The Tyrone event was seen as potentially scuppering the whole deal.
However, others believe Martin could have dealt with the whole issue at a parliamentary party meeting, rather than shafting the pair from their jobs.
TheJournal.ie spoke to a number of TDs who stated that the whole issue was an internal matter.
However, some members within the party were happy to state that while it is a leader’s prerogative to lead, it is not their prerogative to “drag” the party down a road of merging with another party – a party which some Fianna Fáilers dubbed a “damaged brand”.
It is understood that while running candidates in the North was discussed at the Ard Fheis, a merger with the SDLP was not. This is an issue of major concern to some within the party.
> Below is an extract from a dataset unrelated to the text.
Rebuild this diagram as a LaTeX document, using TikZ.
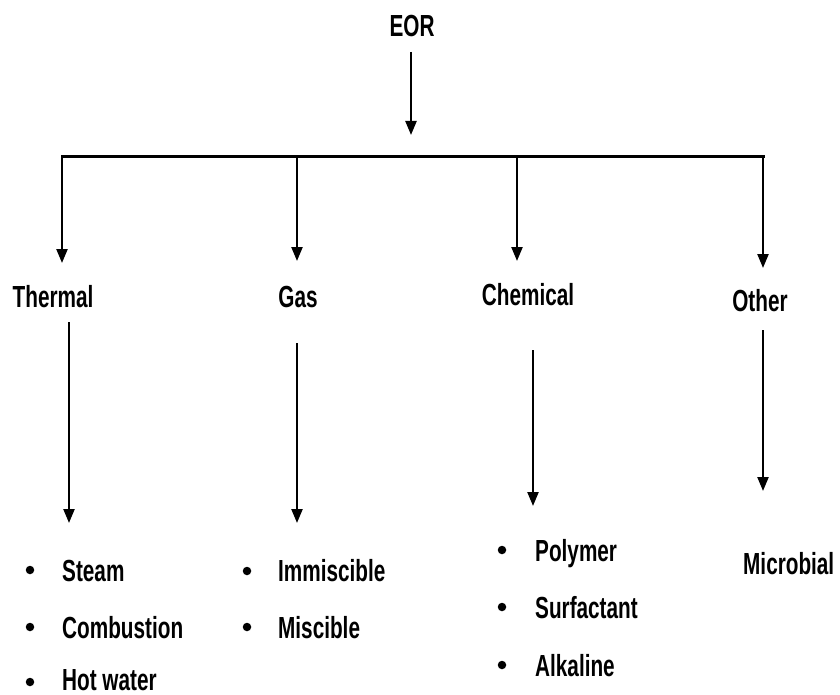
\documentclass[tikz,border=0pt]{standalone}
\usepackage{fontspec}
\setmainfont{Liberation Sans}[FakeStretch=0.68]
\usetikzlibrary{arrows.meta}
\begin{document}
\begin{tikzpicture}[x=1pt,y=-1pt,
  lbl/.style={inner sep=0pt, font=\fontsize{30.5}{33}\selectfont\bfseries},
  item/.style={lbl, anchor=base west},
  bul/.style={circle, fill=black, inner sep=0pt, minimum size=8.5pt},
  arr/.style={line width=2.3pt, -{Triangle[length=14pt,width=11pt]}},
  bar/.style={line width=3pt}]
\useasboundingbox (0,0) rectangle (840,695);
% top
\node[lbl, anchor=base] (eor) at (412,37) {EOR};
\coordinate (eors) at (411,52);
\coordinate (eore) at (411,135);
\draw[arr] (eors) -- (eore);
% bar
\coordinate (bl) at (62,157);
\coordinate (b2) at (297,157);
\coordinate (b3) at (517,157);
\coordinate (br) at (763,157);
\draw[bar, line cap=rect] (bl) -- (br);
% categories
\node[lbl, anchor=base] (thermal) at (53,307) {Thermal};
\node[lbl, anchor=base] (gas) at (298,307) {Gas};
\node[lbl, anchor=base] (chem) at (528,305) {Chemical};
\node[lbl, anchor=base] (other) at (760,311) {Other};
\coordinate (t1) at (62,263);
\coordinate (t2) at (297,261);
\coordinate (t3) at (517,261);
\coordinate (t4) at (763,268);
\draw[arr] (bl) -- (t1);
\draw[arr] (b2) -- (t2);
\draw[arr] (b3) -- (t3);
\draw[arr] (br) -- (t4);
% second level arrows
\coordinate (s1) at (69,322);  \coordinate (e1) at (69,523);
\coordinate (s2) at (297,343); \coordinate (e2) at (297,523);
\coordinate (s3) at (533,350); \coordinate (e3) at (533,506);
\coordinate (s4) at (763,330); \coordinate (e4) at (763,491);
\draw[arr] (s1) -- (e1);
\draw[arr] (s2) -- (e2);
\draw[arr] (s3) -- (e3);
\draw[arr] (s4) -- (e4);
% thermal list
\node[bul] (tb1) at (30,570) {};
\node[item] (steam) at (62,581) {Steam};
\node[bul] (tb2) at (30,627) {};
\node[item] (comb) at (62,638) {Combustion};
\node[bul] (tb3) at (30,682) {};
\node[item] (hot) at (62,690) {Hot water};
% gas list
\node[bul] (gb1) at (247,571) {};
\node[item] (immis) at (278,581) {Immiscible};
\node[bul] (gb2) at (247,627) {};
\node[item] (mis) at (278,638) {Miscible};
% chemical list
\node[bul] (cb1) at (502,550) {};
\node[item] (poly) at (535,561) {Polymer};
\node[bul] (cb2) at (502,607) {};
\node[item] (surf) at (535,618) {Surfactant};
\node[bul] (cb3) at (502,665) {};
\node[item] (alk) at (535,676) {Alkaline};
% other
\node[item] (micro) at (743,574) {Microbial};
\end{tikzpicture}
\end{document}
Merging with the SDLP would give the party a healthy number of ready-made candidates to run in the North.
One politician stated that Martin does not have a mandate to strike a deal with the SDLP, pointing out that it has not been brought to an Ard Fheis, the parliamentary party, or the national executive.
While some said they are happy for the party to run in the North, they said it should do so on its own brand, not someone else’s.
Another said that with pressing ahead with a deal the SDLP, Martin is overstepping his role as leader “by a mile” and that it was a move that would be “vehemently opposed” and could “blow up” in Martin’s face.
While the rogue politicians and ‘fake launch’ provided a headache for the Fianna Fáil leader, mutterings of discontent about an SDLP merger should ring alarm bells for Martin.
Considering confidence and supply talks with Fine Gael are also continuing, now is not the time to be showing signs of a party divided.
‘Nothing to see here’ is the message the party HQ is pushing. But if it did open its eyes, it might find a base that is ready and willing to get going in the North – but with Fianna Fáil’s own candidates rather than a cobbled-together deal with the SDLP.
If Martin is not careful, he could find that headache quickly turning into a right pain in the neck.